Abstract

Not everyone laughed. For the joke, Chargui was interrogated by seven prosecutors and sentenced to six months in prison for inciting hatred against religion. It wasn’t just the content of the post that was up for discussion but her religious beliefs.
The 27-year-old is vocally atheist on her Facebook page, which has 25,000 followers and was given a blue tick on the day that we met in late July. She said: “They asked me, ‘Are you atheist?’ and when I said yes, they asked me, ‘Do you take medication?’ [and] ‘Have you consulted a psychologist?’” Two weeks later, and after appealing her sentence, she left the country to live in Germany.
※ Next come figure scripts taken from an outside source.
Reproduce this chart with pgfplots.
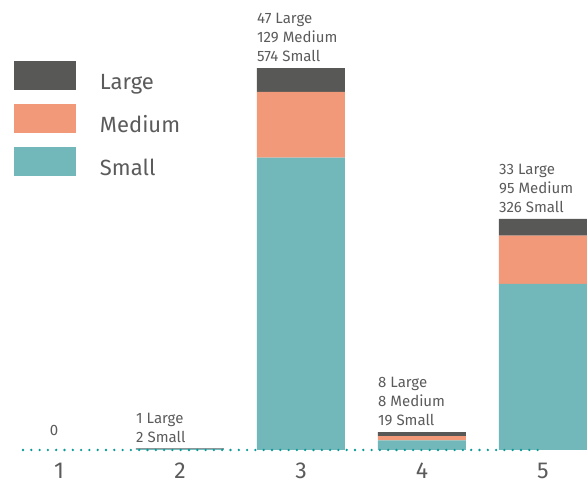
\documentclass[border=0pt]{standalone}
\usepackage{pgfplots}
\pgfplotsset{compat=1.18}
\usepackage{fontspec}
\setmainfont{Fira Sans}
\definecolor{largec}{RGB}{88,88,86}
\definecolor{mediumc}{RGB}{242,153,122}
\definecolor{smallc}{RGB}{114,183,186}
\definecolor{textgrey}{RGB}{91,91,91}
\definecolor{dotc}{RGB}{10,155,150}
\tikzset{lab/.style={anchor=south west, align=left, inner sep=0pt, text=textgrey,
    yshift=6bp, font=\fontsize{15bp}{19bp}\selectfont}}
\begin{document}
\begin{tikzpicture}
\begin{axis}[
  width=588bp, height=482bp, scale only axis,
  xmin=0.5124, xmax=5.372, ymin=-62.83, ymax=883.6,
  ybar stacked, bar width=88bp,
  axis line style={draw=none}, major tick style={draw=none},
  ytick=\empty,
  xtick={1,2,3,4,5}, xticklabels={1,2,3,4,5},
  xticklabel style={anchor=base, inner sep=0pt, yshift=3.5bp,
    font=\fontsize{23bp}{23bp}\selectfont, text=textgrey},
  clip=false,
  reverse legend,
  legend image code/.code={\fill[#1] (0bp,0bp) rectangle (62bp,29bp);},
  legend style={at={(axis description cs:0.02381,0.87344)}, anchor=north west,
    draw=none, fill=none, inner sep=0pt, outer sep=0pt,
    row sep=14bp, column sep=24bp,
    cells={anchor=base west},
    nodes={inner sep=0pt, text depth=0pt, text=textgrey,
      font=\fontsize{22bp}{22bp}\selectfont}},
]
\addplot[forget plot, stack plots=false, sharp plot, no marks, draw=dotc,
  line width=2.6bp, line cap=round, dash pattern=on 0bp off 8.3bp]
  coordinates {(0.7025,0) (5,0)};
\addplot[fill=smallc, draw=none] coordinates {(1,0) (2,2) (3,574) (4,19) (5,326)};
\addlegendentry{Small}
\addplot[fill=mediumc, draw=none] coordinates {(1,0) (2,0) (3,129) (4,8) (5,95)};
\addlegendentry{Medium}
\addplot[fill=largec, draw=none] coordinates {(1,0) (2,1) (3,47) (4,8) (5,33)};
\addlegendentry{Large}
\node[lab, anchor=base, yshift=8bp] at (axis cs:0.9587,0) {0};
\node[lab] at (axis cs:1.6364,3) {1 Large\\2 Small};
\node[lab] at (axis cs:2.6364,750) {47 Large\\129 Medium\\574 Small};
\node[lab] at (axis cs:3.6364,35) {8 Large\\8 Medium\\19 Small};
\node[lab] at (axis cs:4.6364,454) {33 Large\\95 Medium\\326 Small};
\end{axis}
\end{tikzpicture}
\end{document}
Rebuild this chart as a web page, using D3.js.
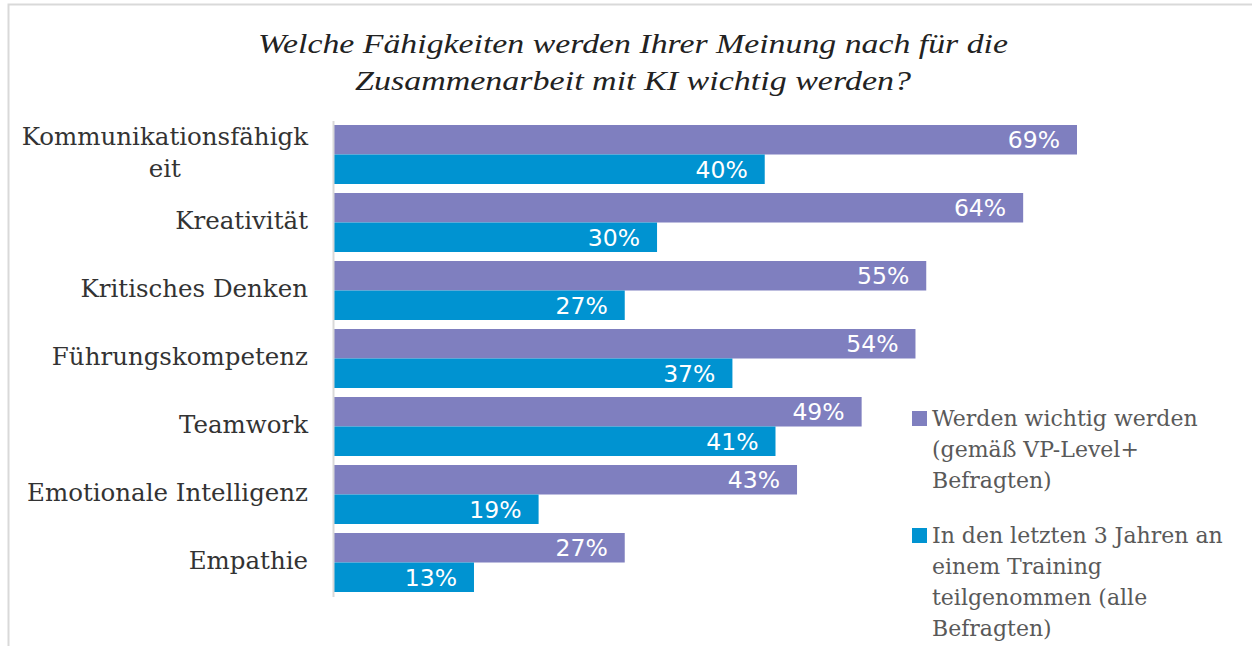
<!DOCTYPE html>
<style>
body{
  margin: 0;
  background: #ffffff;
}
svg { display: block; }
</style>
<script src="https://d3js.org/d3.v7.min.js"></script>
<svg width="1252" height="646"></svg>

<script>

var categories = ["Kommunikationsfähigkeit", "Kreativität", "Kritisches Denken",
                  "Führungskompetenz", "Teamwork", "Emotionale Intelligenz", "Empathie"];
var seriesNames = ["Werden wichtig werden (gemäß VP-Level+ Befragten)",
                   "In den letzten 3 Jahren an einem Training teilgenommen (alle Befragten)"];
var important = [69, 64, 55, 54, 49, 43, 27];
var trained = [40, 30, 27, 37, 41, 19, 13];
var titleLines = ["Welche Fähigkeiten werden Ihrer Meinung nach für die",
                  "Zusammenarbeit mit KI wichtig werden?"];
var legendLines = [["Werden wichtig werden", "(gemäß VP-Level+", "Befragten)"],
                   ["In den letzten 3 Jahren an", "einem Training", "teilgenommen (alle", "Befragten)"]];

var colors = ["#7f7fbf", "#0093d1"];
var labelFont = "'DejaVu Serif', serif";

var svg = d3.select("svg"),
    width = +svg.attr("width"),
    height = +svg.attr("height");

// chart frame
svg.append("path")
   .attr("d", "M8.5," + height + "V4.5H" + width)
   .attr("fill", "none")
   .attr("stroke", "#d9d9d9")
   .attr("stroke-width", 2);

// title
svg.append("g").selectAll("text")
   .data(titleLines)
   .enter().append("text")
   .attr("x", 633)
   .attr("y", function(d, i) { return 53 + i * 37; })
   .attr("text-anchor", "middle")
   .attr("font-family", "'Liberation Serif', serif")
   .attr("font-style", "italic")
   .attr("font-size", 27)
   .attr("fill", "#222")
   .attr("textLength", function(d, i) { return i == 0 ? 750 : 556; })
   .attr("lengthAdjust", "spacingAndGlyphs")
   .text(function(d) { return d; });

var x = d3.scaleLinear().domain([0, 69]).range([334, 1077]);

var y = d3.scaleBand()
    .domain(categories)
    .range([125, 125 + 68 * categories.length - 9])
    .paddingInner(9 / 68)
    .paddingOuter(0);

var y1 = d3.scaleBand().domain([0, 1]).range([0, y.bandwidth()]);

var rows = svg.append("g").selectAll("g")
    .data(categories)
    .enter().append("g")
    .attr("transform", function(d) { return "translate(0," + y(d) + ")"; });

var bars = rows.selectAll("g.bar")
    .data(function(d, i) { return [important[i], trained[i]]; })
    .enter().append("g").attr("class", "bar");

bars.append("rect")
    .attr("x", x(0))
    .attr("y", function(d, j) { return y1(j); })
    .attr("width", function(d) { return x(d) - x(0); })
    .attr("height", y1.bandwidth())
    .attr("fill", function(d, j) { return colors[j]; });

bars.append("text")
    .attr("x", function(d) { return x(d) - 17; })
    .attr("y", function(d, j) { return y1(j) + y1.bandwidth() / 2; })
    .attr("dy", "0.36em")
    .attr("text-anchor", "end")
    .attr("font-family", "'DejaVu Sans', sans-serif")
    .attr("font-size", 23.5)
    .attr("fill", "#fff")
    .text(function(d) { return d + "%"; });

// axis line
svg.append("line")
   .attr("x1", 333.5).attr("x2", 333.5)
   .attr("y1", 121).attr("y2", 597)
   .attr("stroke", "#d9d9d9")
   .attr("stroke-width", 2);

// category labels (only single over-long words get broken, like the original)
function wrap(s) {
  return (s.indexOf(" ") < 0 && s.length > 20) ? [s.slice(0, 20), s.slice(20)] : [s];
}

var lab = svg.append("g").selectAll("text")
    .data(categories)
    .enter().append("text")
    .attr("font-family", labelFont)
    .attr("font-size", 24.5)
    .attr("fill", "#333")
    .attr("text-anchor", "end")
    .attr("transform", function(d) {
      return "translate(308," + (y(d) + y.bandwidth() / 2 - 2) + ")";
    });

lab.each(function(d) {
  var lines = wrap(d), t = d3.select(this);
  var w = lines.length;
  lines.forEach(function(l, k) {
    t.append("tspan")
     .attr("x", 0)
     .attr("y", (k - (w - 1) / 2) * 32)
     .attr("dy", "0.36em")
     .text(l);
  });
});

// centre the second line of wrapped labels under the first
lab.each(function(d) {
  var spans = d3.select(this).selectAll("tspan").nodes();
  if (spans.length > 1) {
    var w0 = spans[0].getComputedTextLength();
    spans.forEach(function(s) {
      s.setAttribute("text-anchor", "middle");
      s.setAttribute("x", -w0 / 2);
    });
  }
});

// legend
var legend = svg.append("g").selectAll("g")
    .data(seriesNames)
    .enter().append("g")
    .attr("transform", function(d, i) { return "translate(912," + (i == 0 ? 418 : 535) + ")"; });

legend.append("rect")
    .attr("x", 0).attr("y", -7)
    .attr("width", 15).attr("height", 15)
    .attr("fill", function(d, i) { return colors[i]; });

legend.append("text")
    .attr("font-family", labelFont)
    .attr("font-size", 22)
    .attr("fill", "#595959")
    .each(function(d, i) {
      var t = d3.select(this);
      legendLines[i].forEach(function(l, k) {
        t.append("tspan").attr("x", 20).attr("y", k * 31).attr("dy", "0.36em").text(l);
      });
    });
</script>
Questioning Chargui about her religious beliefs in this way was a violation of Article 6 of the constitution, which “guarantees freedom of conscience and belief”, according to a political analyst and a former professor of law, Mohamed Kerrou. “This demonstrates a social conservatism that is embodied by the judges, which is shared by the majority of Tunisians and by the world, in fact,” he said. “It shows that there is a gap between the judges and the text.”
“Charisma”, a politician and business-woman from the holy city of Kairouan, thinks the text itself is flawed. “The constitution is schizophrenic – there are parts where it accepts difference and parts where it does not,” said the 36-year-old, who does not want to use her real name for security reasons. In 2014, the first article was drafted ambiguously in a bid to satisfy both secular and Islamist sections of society, stating that “Tunisia is a civil state and Islam is its religion”. Article 6, which guarantees freedom of belief, is itself ambivalent since it also “protects the sacred”.
Since the 2000s, Tunisia has seen an increase in both secularism and religiosity, said Mohamed, with the latter given a boost in 2011 when the Islamist party Ennahdha was in power. A survey commissioned by the BBC found that Tunisians are increasingly identifying as “not religious” – 30% in 2018-19, twice as many as in 2013.
Blogger Emna Chargui, who was sentenced to prison for a Facebook post
CREDIT: Layli Foroudi
CREDIT: Otto Dettmer/Ikon
These twin dynamics became visible thanks to the freedom of expression gained after the 2011 revolution that toppled dictator Zine el Abidine Ben Ali. Art exhibitions on religion were hosted and films probing secularism were aired, but they attracted the ire of conservative Muslims. At the same time, secular civil society groups spoke of their religious compatriots with disdain. Opinions clashed and continue to clash, and the acceptance of difference is still elusive for many, whether religious or non-religious.
Freedom of expression has been a double-edged sword as these clashes are not always civil.
Khaled Maaref, a resident of the Beb Mnara neighbourhood in the Medina of Tunis, said that if we had met before 2011 he would have spoken to me, but in a whisper. “We had in our head that Ben Ali was everywhere,” said the 56-year-old, who was warned by his Salafi neighbours that he should keep quiet for his safety. “I have more freedom to speak now, but I risk my life.”
For Maaref, more freedom has meant more freedom for extremist religious groups, too. As a result, atheists are able to exercise their new-found freedom more so than before but so are Salafists and other groups, who are threatening those speaking out.
Perhaps the biggest factor in keeping atheist voices silent is a more banal social conservatism. Sitting with a group of friends in a cafe in the southern city of Gabès, Mohamed, a 26-year-old with a construction business, tells me how he has been navigating Ramadan during the coronavirus lockdown. He discreetly eats bread and cheese in his bedroom, with the door closed.
“I can’t talk about atheism with anyone here,” he said, referring to his friends and speaking to me in English. “If you say you are atheist, they won’t accept you – they insult atheists. People will say, ‘Don’t buy from that shop, he is an atheist’.”
The same logic applies to politics. Charisma says that accepting the “non-religious” label would ruin her.
“They will not accept me into their region, into their home. They will judge me just by that and fight against me,” she said. It would hinder her work, she believes, since “the most important thing is to be close to people and see what they are suffering from, whether they are religious or not”.
Maaref became persona non grata in two political parties – Afek Tounes and Mashrouu Tounes – because he always pushed the atheism issue. “They say [to me], ‘We are for atheism and co-existence but it isn’t the moment to speak about that, we need to wait’,” he said.
Chargui’s strategy is to speak. She had the right to refuse to answer the judge’s question on her beliefs, but she relished the opportunity. “The goal is to show myself,” she said. “If I don’t then I risk living in a country that doesn’t create laws for people [like me]. If we don’t show ourselves, no one will know that we exist.”
But she no longer lives in the country; she can speak only from afar.